Technical violations of probation can be dismissed on a technicality…if the timing is right.

When someone is placed on supervision, there are standard terms of probation that apply to all offenders in the State of Florida.  Picture the probation officer in loco parentis, ensuring that the offender reports monthly, has a job, keeps a stable residence, does not use intoxicants to excess, and the like.  As a child, your parent would enforce minor behavioral violations by taking away certain freedoms.  The Department of Corrections, however, prepares an affidavit of violation of probation and requests a warrant for your arrest.  But a technicality in the law is allowing VOP cases to be dismissed all over Florida.

Many offenders with an active VOP warrant can avoid arrest for months or even years before being captured.  Traditionally, the State would cite § 948.06(1)(f) to argue that the probationary sentence tolled, or paused, at the point the judge signed an arrest warrant.  But a closer look at the subsection showed that the Legislature specified what type of arrest warrant tolled probation-one issued under § 901.02.  And because § 901.02 only permits judges to issue arrest warrants where there is probable cause that a crime was committed, and a technical violation of probation is not a new crime, any VOP commencing with an arrest warrant for a technical violation would NOT toll the period of probation.  Such was the ruling in Mobley v.
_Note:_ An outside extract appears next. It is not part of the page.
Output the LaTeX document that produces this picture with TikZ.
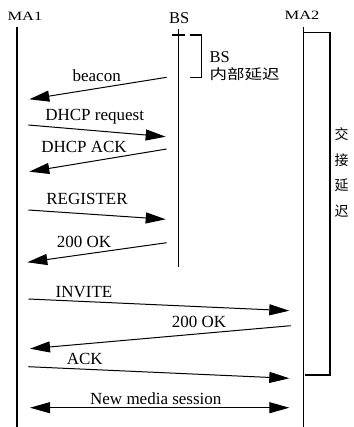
\documentclass[tikz,border=0pt]{standalone}
\usepackage{fontspec}
\usepackage{graphicx}
\setmainfont{Liberation Serif}
\newfontfamily\cjk{Noto Sans CJK SC}
\usetikzlibrary{arrows.meta}
\begin{document}
\begin{tikzpicture}[x=1pt,y=-1pt,
  lifeline/.style={line width=1.2pt},
  msgarrow/.style={line width=1pt,-{Triangle[length=20pt,width=11pt]}},
  msgboth/.style={line width=1pt,{Triangle[length=20pt,width=11pt]}-{Triangle[length=20pt,width=11pt]}},
  bracketline/.style={line width=1.2pt},
  lbl/.style={inner sep=0pt,anchor=base,font=\fontsize{17}{20}\selectfont},
  hdr/.style={inner sep=0pt,anchor=base},
  cjkv/.style={inner sep=0pt,font=\fontsize{14}{16}\cjk}]
\useasboundingbox (0,0) rectangle (353,427);
% headers
\node[hdr] (ma1) at (25,20.7) {\fontsize{12.7}{15}\selectfont\scalebox{1.3}[1]{MA1}};
\node[hdr,font=\fontsize{16.5}{19}\selectfont] (bs) at (179.3,23.3) {BS};
\node[hdr] (ma2) at (302,20) {\fontsize{12.7}{15}\selectfont\scalebox{1.3}[1]{MA2}};
% lifelines
\coordinate (a1) at (17,27); \coordinate (a2) at (17,427);
\coordinate (b1) at (178.7,29.3); \coordinate (b2) at (178.7,266.7);
\coordinate (c1) at (303.3,26.7); \coordinate (c2) at (303.3,427);
\draw[lifeline] (a1) -- (a2);
\draw[lifeline] (b1) -- (b2);
\draw[lifeline] (c1) -- (c2);
\coordinate (t1) at (171.7,35); \coordinate (t2) at (185,35);
\draw[lifeline] (t1) -- (t2);
% BS bracket
\coordinate (p1) at (190,35); \coordinate (p2) at (201.7,35);
\coordinate (p3) at (201.7,77.3); \coordinate (p4) at (190,77.3);
\draw[bracketline] (p1) -- (p2) -- (p3) -- (p4);
\node[hdr,anchor=base west,font=\fontsize{16.5}{19}\selectfont] (bslbl) at (209.5,62.3) {BS};
\node[hdr,anchor=base west] (bsdelay) at (209.5,79.5) {\fontsize{14}{16}\cjk\scalebox{1.25}[1]{内部延迟}};
% MA2 bracket
\coordinate (q1) at (303.3,32.7); \coordinate (q2) at (330,32.7);
\coordinate (q3) at (330,375); \coordinate (q4) at (305,375);
\draw[bracketline] (q1) -- (q2) -- (q3) -- (q4);
\node[cjkv] (h1) at (341.5,134) {交};
\node[cjkv] (h2) at (341.5,160) {接};
\node[cjkv] (h3) at (341.5,185) {延};
\node[cjkv] (h4) at (341.5,211) {迟};
% messages
\coordinate (m1s) at (166.7,77.3); \coordinate (m1e) at (29.3,99.3);
\draw[msgarrow] (m1s) -- (m1e);
\node[lbl] (l1) at (96.7,81.7) {beacon};
\coordinate (m2s) at (28.3,125); \coordinate (m2e) at (165.7,136.7);
\draw[msgarrow] (m2s) -- (m2e);
\node[lbl] (l2) at (94.7,120.7) {DHCP request};
\coordinate (m3s) at (166.7,149); \coordinate (m3e) at (29.3,171.7);
\draw[msgarrow] (m3s) -- (m3e);
\node[lbl] (l3) at (84,152.7) {DHCP ACK};
\coordinate (m4s) at (28.3,210); \coordinate (m4e) at (165.7,219.3);
\draw[msgarrow] (m4s) -- (m4e);
\node[lbl] (l4) at (87,204.3) {REGISTER};
\coordinate (m5s) at (166.7,242.7); \coordinate (m5e) at (27.3,262.3);
\draw[msgarrow] (m5s) -- (m5e);
\node[lbl] (l5) at (84,247.7) {200 OK};
\coordinate (m6s) at (28.3,299); \coordinate (m6e) at (289.3,310.7);
\draw[msgarrow] (m6s) -- (m6e);
\node[lbl] (l6) at (84,297.3) {INVITE};
\coordinate (m7s) at (290.7,325.7); \coordinate (m7e) at (30,348.7);
\draw[msgarrow] (m7s) -- (m7e);
\node[lbl] (l7) at (199,327.3) {200 OK};
\coordinate (m8s) at (28.3,366.7); \coordinate (m8e) at (289.3,378.3);
\draw[msgarrow] (m8s) -- (m8e);
\node[lbl] (l8) at (84.7,364.7) {ACK};
\coordinate (m9s) at (30,407.7); \coordinate (m9e) at (289.3,407.7);
\draw[msgboth] (m9s) -- (m9e);
\node[lbl] (l9) at (155.8,404.3) {New media session};
\end{tikzpicture}
\end{document}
State, 2016 WL 1445595 (Fla. 4th DCA April 13, 2016). 

The Fourth DCA certified a question of great importance concerning the ruling to the Florida Supreme Court, which declined review on June 6 by a divided 4-3 majority.  This becomes the law of the land until a conflicting opinion issues.  In practice, I successfully gained the dismissal of a technical VOP in Polk County (Tenth Judicial Circuit) where the supervision time had expired before the arrest of my client without objection from the State last month.  The word around that jurisdiction was that judges will be issuing notices to appear (an exception rarely used in the past) on technical violations, preventing any new cases from slipping through the cracks going forward until the law is addressed.  Even though the trend of Alternative Sentencing Programs is increasing, every offender with an outstanding technical VOP needs to assess their end of sentence date to see if their case can be resolved without an arrest or revocation.